There are a number of potential consequences you may face if you are convicted of a third offense DUI. While this is not a complete list of the possible consequences, some penalties include:
- You will face a minimum of one hundred twenty (120) days of incarceration, and a maximum period of incarceration of one (1) year.
- A minimum fine of $2,500, and a maximum fine of $3,000
- A requirement that you complete a Court Approved DUI education program
- Three (3) to five (5) years of informal probation; it should be noted that if you are put on informal probation, he following terms are always attached to that probation:
a. A prohibition against commenting any crimes for the duration of your probationary period;
b. A prohibition against operating a motor vehicle with any measurable amount of alcohol in your system.
- During the three (3) to five (5) years of informal probation, additional terms of probation may include:
a. Installation of a device known as an Ignition Interlock Device (“IID”)
b. Something known as “restitution”, this is essentially payment into a state fund relating to victims of DUIs; this will only occur if your DUI involved some kind of accident.

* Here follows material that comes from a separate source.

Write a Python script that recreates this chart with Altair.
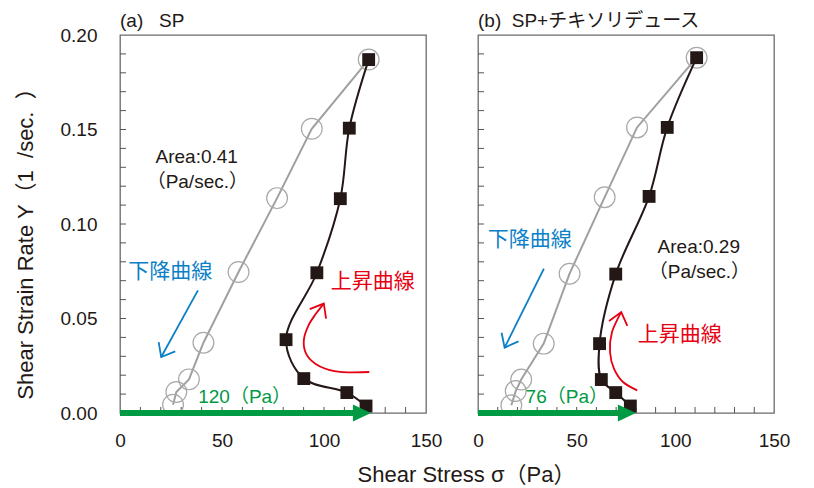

c. It is generally a term of probation that you attend a Mother’s Against Drunk Driving (“MADD”) program designed to educate the individual about the impact driving under the influence can have on the victims of accidents
d. Participation in a group for the treatment of addiction such as alcoholics anonymous, or narcotics anonymous
In addition to the standard penalties for what is known as a “simple” DUI, there are certain factors which, if present, can result in even more enhanced penalties, the enhancing factors include:
- Driving thirty miles per hour over the allowable speed limit on a highway, or twenty-five miles per hour on a residential road;
- Causing injury, or death to another person while driving under the influence;
- Causing damage to property while driving under the influence;
- Driving under the influence with a passenger who is under the age of 14 at the time of the DUI; this will also be charged as Child Endangerment pursuant to California Penal Code §273(a);
- Refusing to submit to a blood, or breath test, after being informed by the officer of the consequences associated with your refusal; and
- Having a blood alcohol content of over 0.15% at the time of your arrest
The extent of the impact these aggravating factors depends on which factor is present, and the extent of the damage caused by the presence of that aggravating factor. For more information regarding the sentence enhancements associated with a DUI where aggravating factors are present please review our article titled “Aggravated DUI.”
There are many more possible penalties associated with a third offense DUI, but whatever the potential penalties, it is important to have an attorney representing you at this phase of your case. The attorneys at Los Angeles DUI Attorney Law Firm have extensive experience defending cases in Los Angeles County, and are aware of a judge’s “baseline” sentence for various criminal charges. Armed with this information, your attorney can advocate for a lesser sentence, which I below the judge’s “baseline.”
HOW CAN AN ATTORNEY FROM LOS ANGELES DUI ATTORNEY LAW FIRM HELP ME IF I HAVE BEEN CHARGED WITH A THIRD OFFENSE DUI?
A LOS ANGELES DUI ATTORNEY CAN HELP
As you may be aware, DUI charges are known as “wobbler” offenses, and can be brought as either a misdemeanor or a felony, depending on the facts of your case. It is critical to avoid a felony DUI chargev. The attorneys at Los Angeles DUI Attorney Law Firm have experience dealing with the District Attorneys in Los Angeles County, and can successfully advocate for the charge to be brought against you as a misdemeanor. You attorney will begin building a defense for your case based on the facts they obtain during your FREE initial consultation, as well as facts they obtain as the process continues. Promises cannot be made about the outcome of your case, but the attorneys at Los Angeles DUI Attorney Law Firm do not shy away from a fight, and advocate on your behalf ferociously.
After reading the penalties you could face if you are convicted of a third DUI in the span of ten (10) years, it is understandable that you may be apprehensive about your case. The attorneys at Los Angeles DUI Attorney Law Firm will present the very best case they can to avoid you case ever making it to the sentencing phase. There are many defenses a skilled attorney can present, and rigorous cross-examination of the Prosecution’s witnesses against you will help weaken the Prosecution’s case against you. Some of the defenses your attorney can raise on your behalf include, but are not limited to:
- Your Constitutional rights were violated because the arresting officer did not have probable cause to arrest you, thus certain evidence must be excluded as a matter of law;
- Your Constitutional rights were violated because the arresting officer never read you your Miranda rights before beginning questioning, thus any statements obtained from you must be exclude as a matter of law;
- California law was not followed as it relates to the maintenance of the equipment utilized to obtain your BAC, and thus must be excluded as a matter of law.